GIVEN INFORMATION ::
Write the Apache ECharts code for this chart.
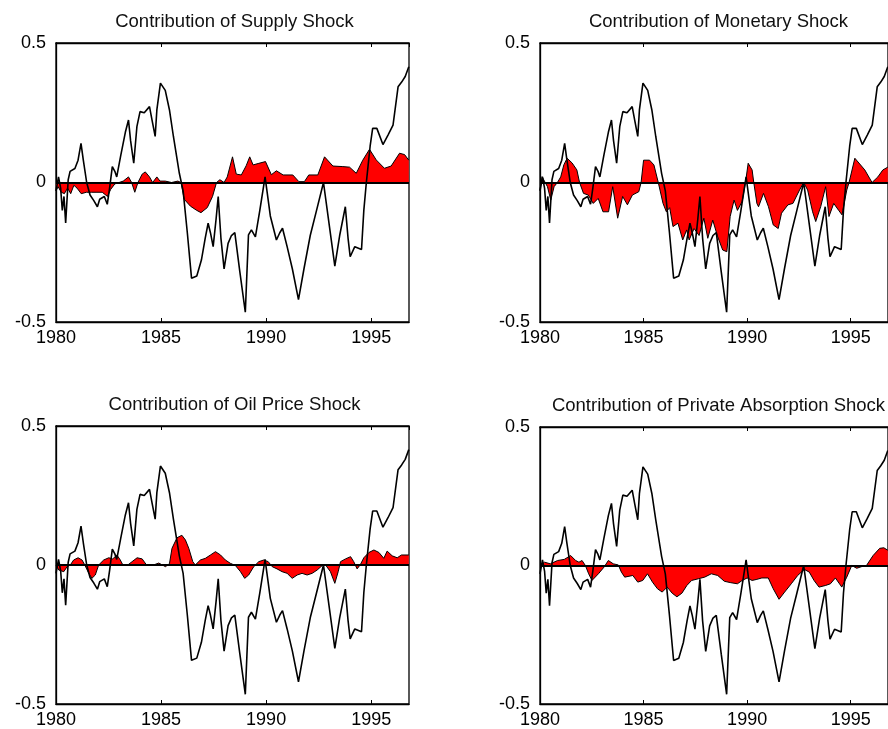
<!DOCTYPE html>
<html>
<head>
<meta charset="utf-8">
<script src="https://cdn.jsdelivr.net/npm/echarts/dist/echarts.min.js"></script>
<style>
html,body{margin:0;padding:0;background:#fff;}
#chart{width:888px;height:729px;}
</style>
</head>
<body>
<div id="chart"></div>
<script>
// ---- Data (year, value) ----
const panelTitles = [
  'Contribution of Supply Shock',
  'Contribution of Monetary Shock',
  'Contribution of Oil Price Shock',
  'Contribution of Private Absorption Shock'
];
const xTicks = [1980, 1985, 1990, 1995];
const yTicks = [-0.5, 0, 0.5];

// Total (black line) common to all panels
const totalLine = [
  [1980.00,-0.03],[1980.12,0.02],[1980.22,-0.02],[1980.30,-0.10],[1980.38,-0.05],[1980.46,-0.145],
  [1980.58,0.01],[1980.67,0.04],[1980.90,0.05],[1981.05,0.08],[1981.19,0.14],[1981.30,0.08],
  [1981.46,0.0],[1981.62,-0.045],[1981.80,-0.065],[1981.97,-0.087],[1982.08,-0.06],[1982.17,-0.065],
  [1982.30,-0.05],[1982.44,-0.078],[1982.55,-0.02],[1982.68,0.057],[1982.80,0.04],[1982.89,0.02],
  [1983.08,0.096],[1983.30,0.18],[1983.45,0.224],[1983.55,0.15],[1983.70,0.069],[1983.85,0.20],
  [1984.00,0.254],[1984.20,0.25],[1984.45,0.272],[1984.58,0.22],[1984.72,0.165],[1984.80,0.26],
  [1984.97,0.356],[1985.20,0.33],[1985.40,0.26],[1985.59,0.164],[1985.87,0.033],[1986.05,-0.03],
  [1986.25,-0.18],[1986.45,-0.343],[1986.70,-0.335],[1986.92,-0.278],[1987.10,-0.20],[1987.24,-0.146],
  [1987.35,-0.18],[1987.48,-0.23],[1987.62,-0.13],[1987.72,-0.05],[1987.85,-0.20],[1988.00,-0.31],
  [1988.19,-0.218],[1988.35,-0.19],[1988.51,-0.18],[1988.75,-0.32],[1989.01,-0.465],[1989.16,-0.188],
  [1989.30,-0.17],[1989.49,-0.195],[1989.70,-0.10],[1989.95,0.02],[1990.20,-0.12],[1990.49,-0.206],
  [1990.65,-0.18],[1990.78,-0.164],[1991.00,-0.23],[1991.25,-0.31],[1991.54,-0.42],[1991.80,-0.31],
  [1992.10,-0.19],[1992.40,-0.10],[1992.73,0.0],[1993.00,-0.15],[1993.27,-0.30],[1993.50,-0.19],
  [1993.77,-0.087],[1993.90,-0.20],[1994.00,-0.266],[1994.22,-0.23],[1994.54,-0.24],[1994.65,-0.10],
  [1994.77,0.0],[1994.95,0.13],[1995.07,0.194],[1995.27,0.194],[1995.56,0.136],[1995.80,0.17],
  [1996.04,0.206],[1996.28,0.343],[1996.45,0.36],[1996.62,0.38],[1996.79,0.415]
];

const supplyShock = [
  [1980.00,-0.03],[1980.10,-0.015],[1980.25,-0.035],[1980.40,-0.04],[1980.55,-0.02],[1980.70,-0.04],
  [1980.85,-0.01],[1981.00,-0.02],[1981.20,-0.04],[1981.45,-0.035],[1981.70,-0.035],[1981.95,-0.035],
  [1982.20,-0.035],[1982.45,-0.05],[1982.60,-0.025],[1982.80,-0.005],[1983.00,0.0],[1983.20,0.005],
  [1983.45,0.02],[1983.60,0.0],[1983.75,-0.035],[1983.90,0.0],[1984.10,0.03],[1984.25,0.038],
  [1984.45,0.02],[1984.60,0.0],[1984.80,0.02],[1984.95,0.005],[1985.20,0.005],[1985.50,0.0],
  [1985.80,0.005],[1985.95,0.0],[1986.10,-0.06],[1986.40,-0.085],[1986.70,-0.10],[1986.90,-0.108],
  [1987.20,-0.09],[1987.45,-0.05],[1987.64,0.0],[1987.80,0.01],[1988.00,0.0],[1988.15,0.02],
  [1988.40,0.092],[1988.58,0.03],[1988.82,0.027],[1989.05,0.06],[1989.22,0.092],[1989.38,0.063],
  [1989.62,0.068],[1989.97,0.075],[1990.25,0.028],[1990.49,0.042],[1990.81,0.027],[1991.27,0.027],
  [1991.56,0.003],[1991.82,0.003],[1992.03,0.027],[1992.46,0.027],[1992.78,0.092],[1993.18,0.059],
  [1993.65,0.057],[1993.97,0.055],[1994.29,0.033],[1994.60,0.08],[1994.92,0.119],[1995.24,0.081],
  [1995.63,0.051],[1995.95,0.059],[1996.35,0.105],[1996.59,0.10],[1996.79,0.08]
];

const monetaryShock = [
  [1980.00,-0.027],[1980.10,0.021],[1980.25,0.0],[1980.36,-0.015],[1980.52,-0.063],[1980.68,-0.015],
  [1980.84,0.0],[1981.00,0.02],[1981.15,0.063],[1981.31,0.087],[1981.55,0.07],[1981.78,0.045],
  [1981.91,0.0],[1982.10,-0.039],[1982.33,-0.045],[1982.57,-0.075],[1982.81,-0.057],[1983.04,-0.105],
  [1983.31,-0.105],[1983.51,-0.015],[1983.75,-0.128],[1983.99,-0.05],[1984.22,-0.08],[1984.46,-0.045],
  [1984.77,-0.033],[1984.88,0.0],[1985.00,0.08],[1985.29,0.08],[1985.50,0.063],[1985.71,0.0],
  [1985.94,-0.075],[1986.10,-0.105],[1986.26,-0.09],[1986.42,-0.158],[1986.66,-0.146],[1986.89,-0.206],
  [1987.08,-0.17],[1987.20,-0.206],[1987.44,-0.165],[1987.68,-0.19],[1987.91,-0.128],[1988.10,-0.20],
  [1988.19,-0.195],[1988.34,-0.135],[1988.58,-0.195],[1988.82,-0.242],[1989.02,-0.248],[1989.18,-0.122],
  [1989.37,-0.063],[1989.53,-0.10],[1989.76,-0.068],[1989.92,0.0],[1990.05,0.069],[1990.24,0.045],
  [1990.32,0.0],[1990.47,-0.075],[1990.55,-0.087],[1990.79,-0.039],[1991.03,-0.087],[1991.26,-0.152],
  [1991.50,-0.165],[1991.66,-0.11],[1991.97,-0.08],[1992.21,-0.075],[1992.53,-0.027],[1992.73,0.0],
  [1992.92,-0.027],[1993.16,-0.105],[1993.31,-0.14],[1993.55,-0.087],[1993.79,-0.015],[1993.95,-0.122],
  [1994.18,-0.075],[1994.42,-0.10],[1994.58,-0.116],[1994.81,-0.027],[1994.92,0.0],[1995.20,0.087],
  [1995.68,0.045],[1996.03,0.0],[1996.31,0.02],[1996.55,0.045],[1996.79,0.055]
];

const oilPriceShock = [
  [1980.00,0.0],[1980.13,-0.018],[1980.37,-0.024],[1980.53,-0.006],[1980.68,0.0],[1980.84,0.018],
  [1981.05,0.026],[1981.24,0.018],[1981.37,0.0],[1981.56,-0.03],[1981.71,-0.048],[1981.87,-0.036],
  [1982.03,0.0],[1982.27,0.018],[1982.51,0.026],[1982.70,0.022],[1982.90,0.036],[1983.06,0.018],
  [1983.17,0.002],[1983.38,-0.002],[1983.62,0.012],[1983.86,0.026],[1984.10,0.022],[1984.29,0.002],
  [1984.57,-0.002],[1984.89,0.007],[1985.21,-0.006],[1985.40,0.005],[1985.52,0.06],[1985.76,0.098],
  [1985.99,0.107],[1986.16,0.09],[1986.32,0.06],[1986.51,0.012],[1986.63,0.0],[1986.87,0.018],
  [1987.11,0.024],[1987.35,0.036],[1987.59,0.048],[1987.83,0.036],[1988.06,0.018],[1988.30,0.006],
  [1988.54,-0.002],[1988.78,-0.024],[1988.98,-0.048],[1989.17,-0.036],[1989.41,-0.006],[1989.65,0.012],
  [1989.89,0.018],[1990.10,0.012],[1990.29,-0.006],[1990.52,-0.014],[1990.76,-0.024],[1991.00,-0.03],
  [1991.24,-0.048],[1991.48,-0.036],[1991.71,-0.03],[1991.95,-0.036],[1992.19,-0.03],[1992.43,-0.018],
  [1992.67,-0.002],[1992.83,0.0],[1993.06,-0.024],[1993.27,-0.066],[1993.43,-0.024],[1993.54,0.012],
  [1993.78,0.022],[1994.02,0.03],[1994.17,0.012],[1994.33,-0.014],[1994.49,0.002],[1994.65,0.026],
  [1994.89,0.045],[1995.13,0.054],[1995.37,0.045],[1995.60,0.024],[1995.76,0.05],[1996.00,0.033],
  [1996.24,0.026],[1996.44,0.036],[1996.79,0.036]
];

const privateAbsorptionShock = [
  [1980.00,0.0],[1980.22,0.012],[1980.50,0.006],[1980.85,0.018],[1981.17,0.022],[1981.48,0.036],
  [1981.72,0.018],[1981.88,0.012],[1982.03,0.018],[1982.19,0.0],[1982.35,-0.03],[1982.51,-0.054],
  [1982.82,-0.03],[1983.09,-0.006],[1983.30,0.018],[1983.54,0.006],[1983.78,0.002],[1983.93,-0.024],
  [1984.09,-0.042],[1984.48,-0.036],[1984.72,-0.06],[1984.96,-0.054],[1985.19,-0.03],[1985.43,-0.06],
  [1985.67,-0.084],[1985.90,-0.096],[1986.14,-0.078],[1986.38,-0.10],[1986.61,-0.113],[1986.85,-0.10],
  [1987.09,-0.072],[1987.32,-0.054],[1987.64,-0.048],[1987.95,-0.042],[1988.27,-0.03],[1988.58,-0.036],
  [1988.90,-0.057],[1989.21,-0.062],[1989.53,-0.066],[1989.76,-0.054],[1990.00,-0.045],[1990.24,-0.054],
  [1990.47,-0.05],[1990.71,-0.045],[1991.02,-0.045],[1991.26,-0.084],[1991.54,-0.122],[1991.81,-0.096],
  [1992.13,-0.066],[1992.44,-0.036],[1992.76,-0.014],[1993.00,-0.024],[1993.23,-0.054],[1993.47,-0.078],
  [1993.79,-0.072],[1994.02,-0.066],[1994.26,-0.045],[1994.57,-0.078],[1994.81,-0.042],[1995.05,0.0],
  [1995.29,-0.01],[1995.53,-0.004],[1995.76,0.0],[1996.08,0.036],[1996.40,0.062],[1996.60,0.064],
  [1996.79,0.055]
];

const shockSeries = [supplyShock, monetaryShock, oilPriceShock, privateAbsorptionShock];

// ---- Layout ----
const panelBoxes = [
  {left: 56,  top: 43,  width: 353, height: 279},
  {left: 540, top: 43,  width: 353, height: 279},
  {left: 56,  top: 426, width: 353, height: 279},
  {left: 540, top: 427, width: 353, height: 279}
];
const xMin = 1980, xMax = 1996.8;
const font = 'Liberation Sans, Arial, sans-serif';

const grids = [], xAxes = [], yAxes = [], series = [], titles = [];
panelBoxes.forEach((b, i) => {
  grids.push({left: b.left, top: b.top, width: b.width, height: b.height,
    show: true, borderColor: '#000', borderWidth: 1.3, backgroundColor: '#fff', containLabel: false});
  titles.push({text: panelTitles[i], left: b.left + b.width / 2 + 2, top: b.top - 31, textAlign: 'center',
    padding: 0,
    textStyle: {fontFamily: font, fontSize: 18.5, fontWeight: 'normal', color: '#111'}});
  xAxes.push({gridIndex: i, type: 'value', min: xMin, max: xMax, interval: 5, position: 'bottom',
    axisLine: {show: true, onZero: false, lineStyle: {color: '#000', width: 1.3}},
    axisTick: {show: true, inside: true, length: 4, lineStyle: {color: '#000'}},
    axisLabel: {color: '#000', fontFamily: font, fontSize: 18, margin: 7, showMaxLabel: false,
      formatter: v => (xTicks.indexOf(v) >= 0 ? String(v) : '')},
    splitLine: {show: false}});
  xAxes.push({gridIndex: i, type: 'value', min: xMin, max: xMax, interval: 5, position: 'top',
    axisLine: {show: true, onZero: false, lineStyle: {color: '#000', width: 1.3}},
    axisTick: {show: true, inside: true, length: 4, lineStyle: {color: '#000'}},
    axisLabel: {show: false}, splitLine: {show: false}});
  yAxes.push({gridIndex: i, type: 'value', min: -0.5, max: 0.5, interval: 0.5,
    axisLine: {show: true, onZero: false, lineStyle: {color: '#000', width: 1.3}},
    axisTick: {show: false},
    axisLabel: {color: '#000', fontFamily: font, fontSize: 18, margin: 10,
      formatter: v => (yTicks.indexOf(v) >= 0 ? (v === 0 ? '0' : String(v)) : '')},
    splitLine: {show: false}});
  series.push({type: 'line', xAxisIndex: i * 2, yAxisIndex: i, data: shockSeries[i],
    showSymbol: false, symbol: 'none', z: 2,
    lineStyle: {color: '#000', width: 1},
    areaStyle: {color: '#ff0000', opacity: 1}});
  series.push({type: 'line', xAxisIndex: i * 2, yAxisIndex: i, data: totalLine,
    showSymbol: false, symbol: 'none', z: 3,
    lineStyle: {color: '#000', width: 1.6},
    markLine: {silent: true, symbol: 'none', animation: false,
      label: {show: false},
      lineStyle: {color: '#000', width: 1.8, type: 'solid'},
      data: [{yAxis: 0}]}});
});

const chart = echarts.init(document.getElementById('chart'), null, {renderer: 'canvas'});
chart.setOption({
  animation: false,
  backgroundColor: '#fff',
  title: titles,
  grid: grids,
  xAxis: xAxes,
  yAxis: yAxes,
  series: series
});
</script>
</body>
</html>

WHAT IS EXPECTED :: Repeat the listing above up to and including the line with "const yTicks = [-0.5, 0, 0.5];", starting from its first line. Drop any pictures.

TASK SOLUTION ::
Write the Apache ECharts code for this chart.
<!DOCTYPE html>
<html>
<head>
<meta charset="utf-8">
<script src="https://cdn.jsdelivr.net/npm/echarts/dist/echarts.min.js"></script>
<style>
html,body{margin:0;padding:0;background:#fff;}
#chart{width:888px;height:729px;}
</style>
</head>
<body>
<div id="chart"></div>
<script>
// ---- Data (year, value) ----
const panelTitles = [
  'Contribution of Supply Shock',
  'Contribution of Monetary Shock',
  'Contribution of Oil Price Shock',
  'Contribution of Private Absorption Shock'
];
const xTicks = [1980, 1985, 1990, 1995];
const yTicks = [-0.5, 0, 0.5];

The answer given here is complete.